Deux autres Congolais, Patrick Solo et Jacques, lui conseillent alors d'aller à l'hôpital Batra. Papy leur donne 3 000 dollars pour garantir une caution, mais quand il y arrive, les deux samaritains ont disparu. L'hôpital, lui, n'a reçu que 500 dollars.

« On a été escroqués, exploités par nos propres frères congolais, désespère Papy. Ils jouent avec notre vie. C'est vraiment un business pour eux ». Démuni, il échoue en février 2014, avec sa mère, dans une chambre aux murs décatis, située au premier étage d'une annexe de l'ambassade de RDC, de laquelle il ne sort pas pendant huit mois, faute de pouvoir descendre les escaliers.

« Business means business »

Le cas de Papy Bambi n'est malheureusement pas unique. « Plus de 50 cas similaires ont été rapportés depuis 2011, confirme Richie Lontulungu, le président de l'Association des Congolais en Inde. Ces agents touchent en général 20% du montant de la facture, avance-t-il. Ils ont donc tout intérêt à la faire gonfler. C'est un phénomène qui nous terrorise. » Surtout qu'il frappe également d'autres Africains francophones, tels que les Béninois.

Ces intermédiaires sont des étudiants, parfois engagés directement par les hôpitaux. Le luxueux Rockland Hospital reçoit ainsi 3 000 patients étrangers par an, dont 20% viennent de RDC. Le responsable du service international confirme engager de « jeunes Congolais » pour servir d'interprètes, mais assure qu' « ils ne touchent jamais à l'argent ». Il refusera par contre de nous les faire rencontrer.

RFI a essayé de contacter deux des agents accusés par Papy : Jacques s'est dit méfiant à parler au téléphone, mais n'était jamais à New Delhi pour organiser une rencontre.
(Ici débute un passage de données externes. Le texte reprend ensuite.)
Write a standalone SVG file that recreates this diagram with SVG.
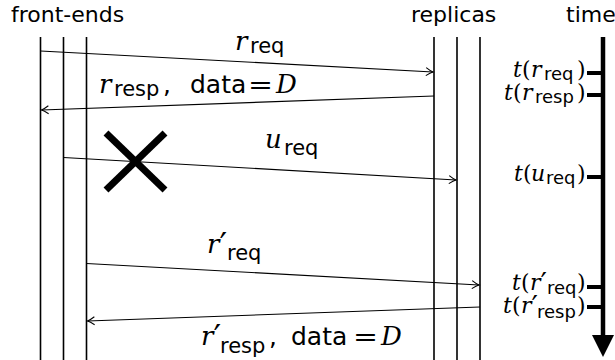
<svg xmlns="http://www.w3.org/2000/svg" width="615" height="360" viewBox="0 0 615 360">
<style>
.hd{font-family:"DejaVu Sans",sans-serif;font-size:22px;fill:#000}
.sf{font-family:"DejaVu Sans",sans-serif;font-size:25px;fill:#000}
.sub{font-family:"DejaVu Sans",sans-serif;font-size:21px;fill:#000}
.mi{font-family:"DejaVu Serif",serif;font-style:italic;font-size:26px;fill:#000}
.tmi{font-family:"DejaVu Serif",serif;font-style:italic;font-size:22px;fill:#000}
.tr{font-family:"DejaVu Serif",serif;font-size:22px;fill:#000}
.tsub{font-family:"DejaVu Sans",sans-serif;font-size:18px;fill:#000}
.pr{font-family:"DejaVu Sans",sans-serif;font-style:normal;font-size:1.3em}
.life{stroke:#000;stroke-width:1.6;fill:none}
.msg{stroke:#000;stroke-width:1.1;fill:none;marker-end:url(#arr)}
.tick{stroke:#000;stroke-width:4;fill:none}
</style>
<defs>
<marker id="arr" markerUnits="userSpaceOnUse" viewBox="-8 -5 10 10" refX="0" refY="0" markerWidth="10" markerHeight="10" orient="auto">
<path d="M -7 -4 Q -2.5 -0.8 0 0 Q -2.5 0.8 -7 4" fill="none" stroke="#000" stroke-width="1.1"/>
</marker>
</defs>
<rect width="615" height="360" fill="#fff"/>

<g id="front-ends">
<text class="hd" x="11" y="22">front-ends</text>
<line class="life" x1="40.5" y1="37" x2="40.5" y2="360"/>
<line class="life" x1="63.5" y1="37" x2="63.5" y2="360"/>
<line class="life" x1="86.5" y1="37" x2="86.5" y2="360"/>
</g>

<g id="replicas">
<text class="hd" x="411" y="22">replicas</text>
<line class="life" x1="434" y1="37" x2="434" y2="360"/>
<line class="life" x1="457" y1="37" x2="457" y2="360"/>
<line class="life" x1="480" y1="37" x2="480" y2="360"/>
</g>

<g id="time">
<text class="hd" x="566" y="22">time</text>
<line x1="603" y1="37" x2="603" y2="336" stroke="#000" stroke-width="4.5"/>
<polygon points="592,335 614,335 603,357" fill="#000"/>
<line class="tick" x1="587" y1="73" x2="603" y2="73"/>
<line class="tick" x1="587" y1="95" x2="603" y2="95"/>
<line class="tick" x1="587" y1="177" x2="603" y2="177"/>
<line class="tick" x1="587" y1="287" x2="603" y2="287"/>
<line class="tick" x1="587" y1="307" x2="603" y2="307"/>
<text><tspan class="tmi" x="513" y="77">t</tspan><tspan class="tr" x="522" y="77">(</tspan><tspan class="tmi" x="531" y="77">r</tspan><tspan class="tsub" x="544" y="80">req</tspan><tspan class="tr" x="577" y="77">)</tspan></text>
<text><tspan class="tmi" x="504" y="100">t</tspan><tspan class="tr" x="513" y="100">(</tspan><tspan class="tmi" x="522" y="100">r</tspan><tspan class="tsub" x="535" y="103">resp</tspan><tspan class="tr" x="577" y="100">)</tspan></text>
<text><tspan class="tmi" x="514" y="181">t</tspan><tspan class="tr" x="523" y="181">(</tspan><tspan class="tmi" x="531" y="181">u</tspan><tspan class="tsub" x="546" y="184">req</tspan><tspan class="tr" x="577" y="181">)</tspan></text>
<text><tspan class="tmi" x="512" y="290">t</tspan><tspan class="tr" x="521" y="290">(</tspan><tspan class="tmi" x="530" y="290">r<tspan class="pr" dy="3">′</tspan></tspan><tspan class="tsub" x="547" y="294">req</tspan><tspan class="tr" x="577" y="290">)</tspan></text>
<text><tspan class="tmi" x="503" y="313">t</tspan><tspan class="tr" x="512" y="313">(</tspan><tspan class="tmi" x="521" y="313">r<tspan class="pr" dy="3">′</tspan></tspan><tspan class="tsub" x="537" y="318">resp</tspan><tspan class="tr" x="577" y="313">)</tspan></text>
</g>

<g id="crash">
<line x1="106" y1="133" x2="165" y2="190" stroke="#000" stroke-width="7"/>
<line x1="165" y1="133" x2="106" y2="190" stroke="#000" stroke-width="7"/>
</g>

<g id="connectors">
<line class="msg" x1="40.5" y1="51" x2="433" y2="72"/>
<line class="msg" x1="434" y1="96" x2="41.5" y2="110"/>
<line class="msg" x1="63.5" y1="157.5" x2="456" y2="180"/>
<line class="msg" x1="86.5" y1="263.5" x2="479" y2="285"/>
<line class="msg" x1="480" y1="307" x2="87.5" y2="321"/>
</g>

<g id="labels">
<text><tspan class="mi" x="235" y="50">r</tspan><tspan class="sub" x="250" y="53">req</tspan></text>
<text><tspan class="mi" x="99" y="93">r</tspan><tspan class="sub" x="114" y="96">resp</tspan><tspan class="sf" x="163" y="93">,</tspan><tspan class="sf" x="190" y="93">data</tspan><tspan class="sf" x="248" y="93" textLength="25" lengthAdjust="spacingAndGlyphs">=</tspan><tspan class="mi" x="276" y="93">D</tspan></text>
<text><tspan class="mi" x="265" y="148">u</tspan><tspan class="sub" x="284" y="155">req</tspan></text>
<text><tspan class="mi" x="207" y="253">r<tspan class="pr" dy="4">′</tspan></tspan><tspan class="sub" x="227" y="260">req</tspan></text>
<text><tspan class="mi" x="201" y="345">r<tspan class="pr" dy="4">′</tspan></tspan><tspan class="sub" x="220" y="353">resp</tspan><tspan class="sf" x="269" y="345">,</tspan><tspan class="sf" x="291" y="345">data</tspan><tspan class="sf" x="353" y="345" textLength="25" lengthAdjust="spacingAndGlyphs">=</tspan><tspan class="mi" x="381" y="345">D</tspan></text>
</g>
</svg>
Patrick Solo, quant à lui, a demandé « 20 dollars par minute pour une interview. [...] Business means business », a-t-il conclu, sentencieux, par SMS.

Un nombre croissant d'Africains

Le tourisme médical est en pleine croissance en Inde, qui bénéficie de docteurs de qualité, souvent formés à l'étranger, pour des coûts avantageux. Selon le ministère de la Santé, 138 803 étrangers se sont rendus dans ce pays asiatique en 2011 pour se faire soigner – dernier chiffre disponible qui devait croître d'environ 20% par an, selon plusieurs études. Un nombre grandissant d'Africains font le voyage, venant principalement du Nigeria, de Tanzanie, du Kenya ou de RDC. Ces derniers seraient quelques centaines chaque année.

« Pour la grande majorité d'entre eux, cela se passe bien », rassure François Balumuene, ambassadeur de RDC en Inde depuis dix ans. Il juge cependant avoir très peu de pouvoirs pour punir les intermédiaires crapuleux. « Quand une personne vient se plaindre, j'appelle ces jeunes gens pour les conseiller d'éviter d'alourdir le fardeau de ces patients », explique-t-il.

Ce commerce de malades prospère grâce au manque de règles d'éthique pour encadrer le tourisme médical en Inde. « Le rôle des intermédiaires n'est pas défini, ce qui permet ces abus. Il n'existe pas non plus de règles précisant comment un patient peut poursuivre un hôpital pour ces pratiques malveillantes », détaille Suchita Wagle, chercheuse à l’Institut indien de technologie de Bombay
et auteure d'une étude sur le sujet, publiée en 2013. Au bout de deux ans d'un périple douloureux, Papi Bamby et sa mère ont fini par rentrer à Kinshasa à la mi-octobre, grâce à une aide exceptionnelle de leur ambassade.